Dit jaar was het FCI (de wereldbond) vergadering in Nederland maar helaas heb ik niets kunnen lezen met betrekking tot de eenhoksraces. Ja in zoverre dat er een competitie voor is gemaakt dus ze zijn de eenhoksraces aan het steunen met een nieuwe competitie. (2024 in Mira, Portugal)

Het lijkt erop dat niemand kijkt naar de soms enorme verliezen die er geleden worden.

Ik kan mij eigenlijk niet voorstellen dat het NPO bestuur op de achtergrond hiermee niet aan het werk is.
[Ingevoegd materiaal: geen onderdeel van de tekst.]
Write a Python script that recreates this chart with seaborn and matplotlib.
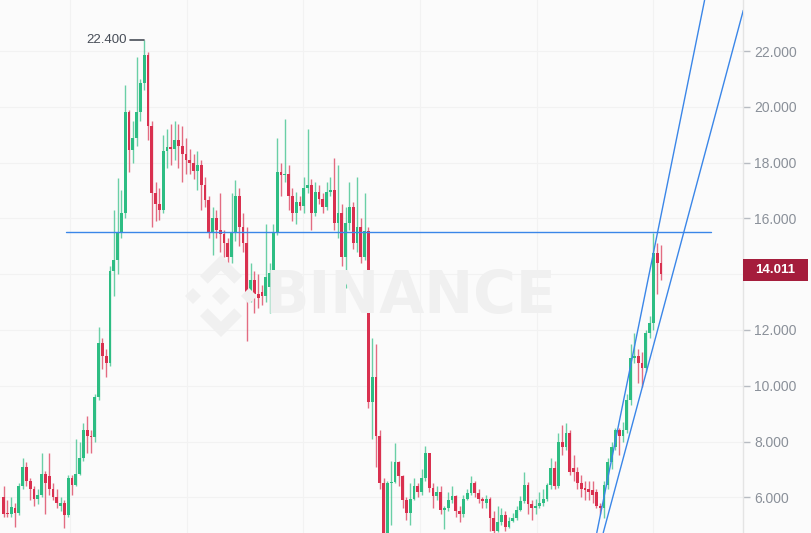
import numpy as np
import pandas as pd
import matplotlib
matplotlib.use("Agg")
import matplotlib.pyplot as plt
import seaborn as sns
from matplotlib.patches import Polygon, Rectangle
from matplotlib.transforms import IdentityTransform, blended_transform_factory

# ---------------- data ----------------
opens = [6.0, 5.45, 5.4, 5.6, 5.45, 6.4, 7.1, 6.6, 6.3, 5.95, 6.1, 6.85, 6.75, 6.3, 6.0, 5.7, 5.8, 5.35, 6.7, 6.45,
         6.85, 7.4, 8.4, 8.2, 8.15, 9.6, 11.55, 11.05, 10.8, 14.1, 14.5, 15.5, 16.2, 19.8, 18.45, 18.9, 19.8, 20.85, 21.85, 19.3,
         16.9, 16.5, 16.3, 18.4, 18.55, 18.5, 18.8, 18.6, 18.3, 18.1, 17.98, 17.7, 17.9, 17.2, 16.65, 15.5, 16.0, 15.6, 15.45, 15.1,
         14.6, 15.5, 16.8, 15.7, 15.1, 13.3, 13.8, 13.3, 13.35, 13.2, 13.55, 14.05, 15.5, 17.65, 17.55, 17.6, 16.8, 16.2, 16.6, 16.45,
         17.1, 17.2, 16.2, 16.95, 16.7, 16.4, 16.95, 17.0, 15.85, 16.2, 14.6, 15.85, 16.4, 15.1, 15.7, 14.6, 15.55, 9.42, 10.3, 8.2,
         6.5, 4.7, 6.5, 6.55, 7.27, 6.75, 5.9, 5.45, 5.95, 6.4, 6.2, 6.7, 7.6, 6.35, 6.05, 6.2, 5.55, 5.6, 5.9, 6.05,
         5.5, 5.4, 5.95, 6.15, 6.5, 6.15, 5.95, 5.8, 5.95, 5.25, 4.78, 5.1, 5.35, 4.95, 5.15, 5.25, 5.55, 5.85, 6.45, 5.75,
         5.6, 5.7, 5.8, 5.95, 6.45, 7.05, 6.4, 8.0, 7.8, 8.3, 7.05, 6.9, 6.5, 6.35, 6.3, 6.25, 6.2, 5.7, 5.6, 6.45,
         7.25, 7.8, 8.4, 8.2, 8.4, 9.5, 11.0, 11.05, 10.8, 10.65, 11.9, 12.25, 14.75, 14.4]
highs = [6.4, 5.9, 6.0, 5.8, 6.5, 7.4, 7.25, 6.7, 6.4, 6.3, 7.6, 6.95, 7.6, 6.5, 6.3, 6.0, 5.9, 6.8, 6.8, 8.1,
         8.0, 8.65, 8.9, 8.4, 9.7, 12.1, 11.7, 11.3, 14.3, 16.3, 17.45, 17.0, 20.8, 19.9, 19.5, 21.8, 21.0, 22.4, 21.95, 19.5,
         17.3, 17.1, 19.0, 19.2, 19.4, 19.5, 19.4, 19.3, 18.9, 18.5, 18.3, 18.4, 18.1, 17.5, 16.8, 16.4, 16.3, 16.9, 15.6, 15.3,
         16.9, 17.38, 17.1, 16.2, 15.7, 14.4, 14.1, 14.0, 13.6, 15.8, 14.4, 15.8, 18.9, 18.0, 19.55, 17.9, 17.1, 16.95, 16.8, 17.5,
         19.2, 17.4, 17.3, 17.2, 16.9, 17.3, 17.5, 18.16, 17.9, 16.5, 16.4, 17.3, 16.6, 17.5, 16.0, 16.9, 15.7, 11.7, 11.5, 8.4,
         6.7, 6.6, 7.3, 7.95, 7.3, 6.8, 6.0, 6.5, 6.7, 6.5, 7.0, 7.85, 7.6, 6.5, 6.4, 6.4, 5.7, 6.2, 6.4, 6.1,
         5.7, 6.1, 6.3, 6.75, 6.6, 6.3, 6.0, 6.1, 6.0, 5.5, 5.7, 5.6, 5.5, 5.3, 5.45, 5.7, 6.05, 6.9, 6.55, 5.9,
         5.95, 6.2, 6.3, 6.5, 7.4, 7.3, 8.3, 8.6, 8.65, 8.4, 7.5, 7.1, 6.8, 6.6, 6.6, 6.6, 6.3, 5.8, 6.6, 7.4,
         8.0, 8.5, 8.5, 8.7, 9.7, 11.5, 11.9, 11.3, 11.2, 12.0, 12.5, 15.48, 15.1, 15.05]
lows = [5.3, 5.3, 5.3, 4.95, 5.35, 6.3, 6.4, 5.9, 5.7, 5.75, 6.0, 5.4, 6.1, 5.9, 5.6, 5.5, 4.9, 5.3, 6.1, 6.4,
        6.8, 7.3, 7.6, 7.6, 8.0, 9.5, 10.6, 10.3, 10.7, 13.2, 14.0, 15.3, 16.0, 17.66, 18.0, 18.6, 19.5, 20.6, 18.8, 15.7,
        15.9, 15.95, 16.2, 17.8, 17.9, 18.1, 17.8, 17.3, 17.6, 17.6, 17.4, 17.0, 16.3, 16.4, 15.3, 14.7, 15.3, 14.8, 14.6, 14.4,
        14.4, 15.2, 15.0, 14.8, 11.6, 13.0, 12.6, 12.8, 12.9, 13.0, 12.6, 13.8, 15.4, 16.8, 17.3, 16.3, 15.9, 15.8, 16.3, 16.2,
        16.9, 15.6, 16.1, 16.5, 16.2, 16.3, 16.8, 15.6, 15.3, 14.3, 13.5, 15.6, 14.9, 14.8, 14.4, 14.5, 9.2, 8.1, 7.1, 6.3,
        4.5, 4.5, 5.0, 6.5, 6.4, 5.6, 5.2, 5.0, 5.9, 6.0, 6.1, 6.6, 6.2, 5.6, 5.9, 5.4, 4.85, 5.5, 5.8, 5.3,
        5.1, 5.3, 5.9, 6.1, 6.0, 5.8, 5.6, 5.6, 4.8, 4.7, 4.75, 5.0, 4.8, 4.9, 5.1, 5.2, 5.5, 5.8, 5.4, 5.2,
        5.4, 5.6, 5.7, 5.85, 6.3, 6.3, 6.35, 7.5, 7.7, 6.8, 6.6, 6.3, 6.0, 5.9, 5.9, 5.8, 5.6, 5.4, 5.25, 6.3,
        7.0, 7.7, 7.5, 8.0, 8.3, 9.3, 10.8, 10.1, 9.96, 10.5, 11.7, 12.0, 13.3, 13.8]
closes = [5.4, 5.4, 5.65, 5.45, 6.4, 7.1, 6.6, 6.3, 5.95, 6.1, 6.85, 6.5, 6.3, 6.0, 5.8, 5.8, 5.35, 6.7, 6.45, 6.85,
          7.4, 8.4, 8.2, 8.15, 9.6, 11.55, 11.05, 10.8, 14.1, 14.5, 15.5, 16.2, 19.8, 18.45, 18.9, 19.8, 20.85, 21.85, 19.3, 16.9,
          16.5, 16.3, 18.4, 18.55, 18.5, 18.8, 18.6, 18.3, 18.1, 17.98, 17.7, 17.9, 17.2, 16.65, 15.5, 16.0, 15.6, 15.45, 15.1, 14.6,
          15.5, 16.8, 15.7, 15.1, 13.3, 13.8, 13.3, 13.15, 13.2, 13.9, 14.05, 15.5, 17.65, 17.55, 17.6, 16.8, 16.2, 16.6, 16.45, 17.1,
          17.2, 16.2, 16.95, 16.7, 16.4, 16.95, 17.0, 15.85, 16.2, 14.6, 15.85, 16.4, 15.1, 15.7, 14.6, 15.55, 9.42, 10.3, 8.2, 6.5,
          4.7, 6.5, 6.55, 7.27, 6.75, 5.9, 5.45, 5.95, 6.4, 6.2, 6.7, 7.6, 6.35, 6.05, 6.2, 5.55, 5.6, 5.9, 6.05, 5.5,
          5.4, 5.95, 6.15, 6.5, 6.15, 5.95, 5.85, 5.95, 5.25, 4.78, 5.1, 5.35, 4.95, 5.15, 5.25, 5.55, 5.85, 6.45, 5.75, 5.6,
          5.7, 5.8, 5.95, 6.45, 7.05, 6.4, 8.0, 7.8, 8.3, 6.9, 6.9, 6.5, 6.3, 6.25, 6.2, 6.1, 5.7, 5.6, 6.45, 7.25,
          7.8, 8.4, 8.2, 8.4, 9.5, 11.0, 11.05, 10.8, 10.65, 11.9, 12.25, 14.75, 14.4, 14.011]

# user-drawn lines (candle-index, price)
hline_price = 15.51
hline_span = [16.4, 186.1]
trend1 = [(156.1, 4.72), (184.5, 23.83)]
trend2 = [(157.8, 4.72), (194.7, 23.47)]

ytick_vals = [6, 8, 10, 12, 14, 16, 18, 20, 22]
ytick_show = [6, 8, 10, 12, 16, 18, 20, 22]

# ---------------- style ----------------
W, H, DPI = 811, 533, 100
sns.set_theme(style="white")
plt.rcParams["font.family"] = ["Liberation Sans", "DejaVu Sans"]

GREEN = "#2DBD83"
RED = "#D9304F"
BG = "#FBFBFB"
BLUE = "#3A86E8"
GRID = "#F2F2F2"
TXT = "#8A9099"
WM = "#F0F0F0"

df = pd.DataFrame({"open": opens, "high": highs, "low": lows, "close": closes})
df["idx"] = np.arange(len(df))
df["up"] = df["close"] >= df["open"]

fig = plt.figure(figsize=(W / DPI, H / DPI), dpi=DPI, facecolor=BG)
axw = 743 / W
ax = fig.add_axes([0, 0, axw, 1])
ax.set_facecolor(BG)

ymin, ymax = 4.72, 23.83
xmin, xmax = -0.95, 194.6
ax.set_ylim(ymin, ymax)
ax.set_xlim(xmin, xmax)

# grid
for v in ytick_vals:
    ax.axhline(v, color=GRID, lw=0.8, zorder=0)
for gx in [17.5, 48.3, 78.8, 109.6, 140.3, 171.0]:
    ax.axvline(gx, color=GRID, lw=0.8, zorder=0)

# watermark
idt = IdentityTransform()
fig.text(410 / W, 1 - 296 / H, "BINANCE", fontsize=42, fontweight="bold",
         family="DejaVu Sans", color=WM, ha="center", va="center", zorder=0.5)
cx, cy = 221, H - 296
def diamond(x, y, r):
    return [(x, y + r), (x + r, y), (x, y - r), (x - r, y)]
for (dx, dy, r) in [(0, 0, 9), (-28, 0, 8), (28, 0, 8)]:
    fig.add_artist(Polygon(diamond(cx + dx, cy + dy, r), closed=True, transform=idt,
                           facecolor=WM, edgecolor="none", zorder=0.5))
for s in (1, -1):
    outer = 41
    th = 11
    pts = [(cx - 21, cy + s * 20), (cx, cy + s * outer), (cx + 21, cy + s * 20),
           (cx + 21 - th * 0.7, cy + s * (20 - th * 0.7)), (cx, cy + s * (outer - th * 1.4)),
           (cx - 21 + th * 0.7, cy + s * (20 - th * 0.7))]
    fig.add_artist(Polygon(pts, closed=True, transform=idt, facecolor=WM,
                           edgecolor="none", zorder=0.5))

# wicks and bodies
for up, col in [(True, GREEN), (False, RED)]:
    sub = df[df["up"] == up]
    ax.vlines(sub["idx"], sub["low"], sub["high"], color=col, lw=1.0, alpha=0.7, zorder=2)
    body_lo = np.minimum(sub["open"], sub["close"])
    body_h = np.maximum(np.abs(sub["close"] - sub["open"]), 0.05)
    ax.bar(sub["idx"], body_h, bottom=body_lo, width=0.74, color=col, linewidth=0, zorder=3)

# user lines
ax.plot(hline_span, [hline_price, hline_price], color=BLUE, lw=1.0, zorder=4)
for tl in (trend1, trend2):
    xs, ys = zip(*tl)
    ax.plot(xs, ys, color=BLUE, lw=1.0, zorder=4, solid_capstyle="butt")

# highest-high annotation
imax = int(np.argmax(highs))
hmax = highs[imax]
ax.plot([imax - 3.7, imax], [hmax, hmax], color="#474D57", lw=1.2, zorder=5)
ax.text(imax - 4.7, hmax, f"{hmax:.3f}", color="#474D57", fontsize=9.5,
        ha="right", va="center", zorder=5)

# right price axis
for sp in ["top", "left", "bottom"]:
    ax.spines[sp].set_visible(False)
ax.spines["right"].set_color("#E4E4E4")
ax.spines["right"].set_linewidth(1.0)
ax.set_xticks([])
ax.yaxis.tick_right()
ax.set_yticks(ytick_show)
ax.set_yticklabels([f"{v:.3f}" for v in ytick_show])
ax.tick_params(axis="y", direction="out", length=5, width=1, color="#B8BCC2",
               labelcolor=TXT, labelsize=10, pad=3, right=True)

# last price label
last = closes[-1]
tr = blended_transform_factory(ax.transAxes, ax.transData)
box_w = 65 / 743
box_h = 22 / 27.9
ax.add_patch(Rectangle((1.0, last - box_h / 2 + 0.14), box_w, box_h, transform=tr,
                       facecolor="#A51D3C", edgecolor="none", clip_on=False, zorder=6))
ax.text(1.0 + box_w / 2, last + 0.14, f"{last:.3f}", transform=tr, color="white",
        fontsize=9.5, fontweight="bold", ha="center", va="center", zorder=7, clip_on=False)

fig.savefig("out.png", dpi=DPI, facecolor=BG)
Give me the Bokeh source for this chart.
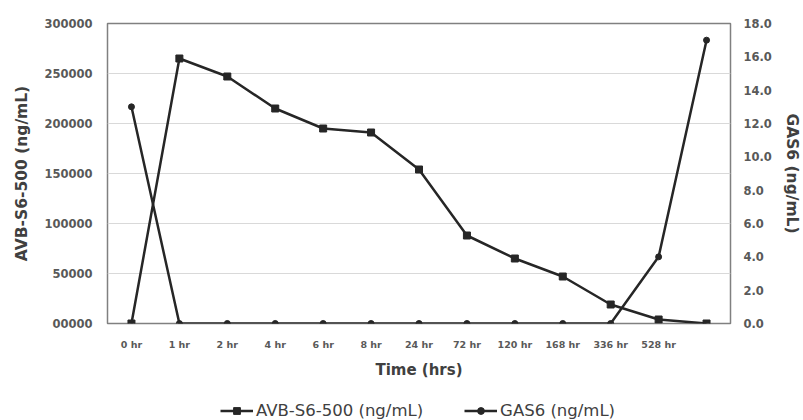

Advies: Stel voor de eenhoksraces ook reglementen op en een keurmerk. Eenhoksraces met zeer grote verliezen moeten geweerd worden en verliezen hun keurmerk. Het mag voor mij wel zover gaan dat het de Nederlandse liefhebbers verboden moet worden om aan een dergelijke dieronvriendelijke eenhoksrace die hun keurmerk hebben verloren, mee te doen. Ze brengen de gehele duivensport in groot gevaar en dat alleen maar voor eigen gewin.

Met de twee bovengenoemde adviezen hoop ik dat onze jonge duiven bij warm weer eerder gelost kunnen worden waardoor de verliezen bij de jonge duiven afnemen. Verder hoop ik dat de eenhoksraces een keurmerk krijgen en dat de extreme grote verliezen dan zijn afgelopen. Dan heeft de Europese commissie meteen geen handvat meer om de duivensport aan te kunnen pakken zodat wij allen nog in jaren met plezier onze sport kunnen blijven uitoefenen.

noot: ik heb beslist geen kritiek op de personen die het IWB uitvoeren, ze houden zich aan de protocollen (die naar mijn mening herschreven moeten worden inzake Inversie), ik heb zelfs veel respect voor die personen die elk jaar maar weer de klus naar eer en geweten klaren en een hele dikke huid moeten hebben. Dat geld ook voor ons NPO bestuur, de lossingscommissies en andere bestuurders die zich aan de regels houden.

Bij de Nederlandse Postduiven Organisatie bestaat de RvC uit de kiesmannen van de 11 afdelingen die namens de leden naar de Ledenraad mogen gaan.